All hardware has a error/transaction rate – in systems up until now this hasn’t really been too much of a practical concern as you run a low chance of hitting one, but – as storage quantities increase into multiple Tb of data this chance increases dramatically. A quick scan round my home office tallys about 16Tb of on-line SATA storage, by the article’s extrapolation on numbers this could mean I have 48 corrupt files already.
This corruption is likely to be single-bit in nature and maybe it’s not important for certain file formats – but you can’t be sure, I can think of several file formats where flipping a single bit renders them unreadable in the relevant application.
Thinking slightly wider, if you are the end-user “victim” of some undetected bit-flipping what recourse do you have when that 1 flips to a 0 to say your life insurance policy doesn’t cover that illness you have just found you have – “computer says no”?
This isn’t exclusively a “cloud problem” it applies to any enterprise storing a significant amount of data without any application level logic checks, but it is compounded in the cloud world where it’s all about a centralised storage of data, applications and code, multi-tenanted and highly consolidated, possibly de-duplicated and compressed where possible.
In a market where cost/Gb is likely to be king providers will be looking to keep storage costs low, using cheap-er disk systems – but making multiple copies of data for resilience (note, resilience is different from integrity) – this could introduce further silent bit corruptions that are propagated across multiple instances as well as increasing the risk of exposure to a single-bit error due to the increased number of transactions involved.

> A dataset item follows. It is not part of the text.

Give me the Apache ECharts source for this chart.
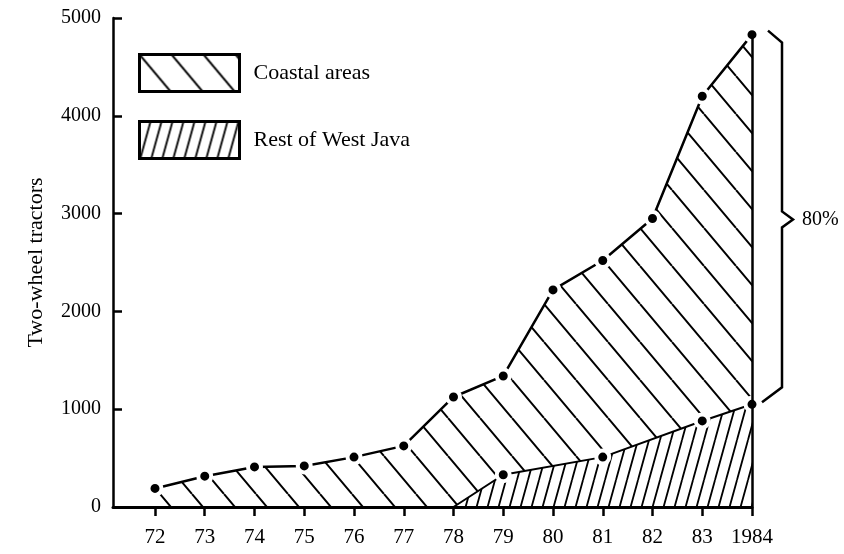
<!DOCTYPE html>
<html>
<head>
<meta charset="utf-8">
<script src="https://cdn.jsdelivr.net/npm/echarts@6/dist/echarts.min.js"></script>
<style>
html,body{margin:0;padding:0;background:#fff;}
#chart{width:844px;height:554px;}
</style>
</head>
<body>
<div id="chart"></div>
<script>
// ---- data ----
const years = [72, 73, 74, 75, 76, 77, 78, 79, 80, 81, 82, 83, 84];
const yearLabels = ['72', '73', '74', '75', '76', '77', '78', '79', '80', '81', '82', '83', '1984'];
// upper boundary (coastal areas stacked on rest of West Java = total)
const coastalTopValues = [190, 315, 410, 420, 510, 625, 1125, 1340, 2220, 2520, 2950, 4200, 4830];
// rest of West Java (lower boundary)
const restYears = [78, 79, 81, 83, 84];
const restValues = [0, 330, 510, 880, 1050];
const seriesNames = ['Coastal areas', 'Rest of West Java'];
const yAxisName = 'Two-wheel tractors';
const shareLabel = '80%';

const FONT = 'Liberation Serif';

function hatch(w, h, dir, lw) {
  const c = document.createElement('canvas');
  c.width = w; c.height = h;
  const g = c.getContext('2d');
  g.fillStyle = '#fff';
  g.fillRect(0, 0, w, h);
  g.strokeStyle = '#000';
  g.lineWidth = lw;
  g.beginPath();
  for (let k = -1; k <= 1; k++) {
    if (dir === 'back') { g.moveTo(k * w, 0); g.lineTo(k * w + w, h); }
    else { g.moveTo(k * w, h); g.lineTo(k * w + w, 0); }
  }
  g.stroke();
  return c;
}
const patCoastal = { image: hatch(32, 38, 'back', 2), repeat: 'repeat' };
const patRest = { image: hatch(11, 40, 'fwd', 1.8), repeat: 'repeat' };

const chart = echarts.init(document.getElementById('chart'), null, { renderer: 'canvas' });

const topData = years.map((y, i) => [y, coastalTopValues[i]]);
const restData = restYears.map((y, i) => {
  const item = { value: [y, restValues[i]] };
  if (restValues[i] === 0) item.symbol = 'none';
  return item;
});

const option = {
  animation: false,
  backgroundColor: '#fff',
  grid: { left: 113, right: 92, top: 18, bottom: 47, containLabel: false },
  legend: {
    orient: 'vertical',
    left: 138, top: 53,
    padding: 0,
    itemWidth: 100, itemHeight: 37, itemGap: 27,
    icon: 'rect',
    selectedMode: false,
    textStyle: { fontFamily: FONT, fontSize: 22, color: '#000', padding: [0, 0, 0, 9] },
    data: [
      { name: seriesNames[0], itemStyle: { color: patCoastal, borderColor: '#000', borderWidth: 3 } },
      { name: seriesNames[1], itemStyle: { color: patRest, borderColor: '#000', borderWidth: 3 } }
    ]
  },
  xAxis: {
    type: 'value',
    min: 72 - 42 / 49.75,
    max: 84,
    z: 5,
    axisLine: { show: true, onZero: false, lineStyle: { color: '#000', width: 3 } },
    axisTick: { show: true, customValues: years, length: 9, lineStyle: { color: '#000', width: 2.5 } },
    axisLabel: {
      customValues: years,
      formatter: v => yearLabels[years.indexOf(Math.round(v))] || '',
      fontFamily: FONT, fontSize: 21, color: '#000', margin: 20
    },
    splitLine: { show: false }
  },
  yAxis: {
    type: 'value',
    min: 0, max: 5000, interval: 1000,
    z: 5,
    name: yAxisName,
    nameLocation: 'middle',
    nameGap: 66,
    nameTextStyle: { fontFamily: FONT, fontSize: 22, color: '#000' },
    axisLine: { show: true, lineStyle: { color: '#000', width: 2.5 } },
    axisTick: { show: true, inside: true, length: 9, lineStyle: { color: '#000', width: 2.5 } },
    axisLabel: { fontFamily: FONT, fontSize: 20, color: '#000', margin: 12, formatter: v => String(v) },
    splitLine: { show: false }
  },
  series: [
    {
      name: seriesNames[0],
      type: 'line',
      data: topData,
      symbol: 'circle',
      symbolSize: 13,
      itemStyle: { color: '#000', borderColor: '#fff', borderWidth: 4 },
      lineStyle: { color: '#000', width: 2.5 },
      areaStyle: { color: patCoastal, opacity: 1, origin: 'start' },
      z: 2,
      markLine: {
        silent: true,
        symbol: 'none',
        label: { show: false },
        lineStyle: { color: '#000', width: 2.5, type: 'solid' },
        data: [[{ coord: [84, 0] }, { coord: [84, coastalTopValues[coastalTopValues.length - 1]] }]]
      }
    },
    {
      name: seriesNames[1],
      type: 'line',
      data: restData,
      symbol: 'circle',
      symbolSize: 13,
      itemStyle: { color: '#000', borderColor: '#fff', borderWidth: 4 },
      lineStyle: { color: '#000', width: 2 },
      areaStyle: { color: patRest, opacity: 1, origin: 'start' },
      z: 3
    }
  ]
};
chart.setOption(option);

// brace + 80% annotation positioned from the axis scales
function drawBrace() {
  const topV = coastalTopValues[coastalTopValues.length - 1];
  const botV = restValues[restValues.length - 1];
  const pT = chart.convertToPixel({ gridIndex: 0 }, [84, topV]);
  const pB = chart.convertToPixel({ gridIndex: 0 }, [84, botV]);
  const px = pT[0], yT = pT[1], yB = pB[1], mid = (yT + yB) / 2;
  chart.setOption({
    graphic: [
      {
        type: 'polyline', silent: true, z: 10,
        shape: { points: [
          [px + 16, yT - 4], [px + 30, yT + 8], [px + 30, mid - 8], [px + 41, mid],
          [px + 30, mid + 8], [px + 30, yB - 17], [px + 10, yB - 2]
        ] },
        style: { stroke: '#000', lineWidth: 2.5, fill: null }
      },
      {
        type: 'text', silent: true, z: 10,
        x: px + 50, y: mid,
        style: { text: shareLabel, fontFamily: FONT, fontSize: 20, fill: '#000', verticalAlign: 'middle', align: 'left' }
      }
    ]
  });
}
drawBrace();
</script>
</body>
</html>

In my view, storage hardware and software already does a good job of detecting and resolving these issues and will scale the risks/ratios with volumes stored. But, if you are building cloud applications maybe it’s time to consider a check summing method when storing/fetching data from your cloud data stores to be sure – that way you have a platform (and provider)-independent method of providing data integrity for your data.
Any such check summing will carry a performance penalty, but that’s the beauty of cloud – scale on demand, maybe PaaS providers will start to offer a web-service to offload data check summing in future?
Check summing is an approach for data reliability, rather than security but at a talk I saw at a Cloudcamp last year; a group were suggesting building DB field-level encryption into your cloud application, rather than relying on infrastructure to protect your data by physical and logical security or disk or RDBMS-level encryption (as I see several vendors are touting) build it into your application and only ever store encrypted assets there – then even if your provider is compromised all they hold (or leak) is already encrypted database contents – you as the end-user still retain full control of the keys and controls.
Combine this approach with data reliability methods and you have a good approach for data integrity in the cloud.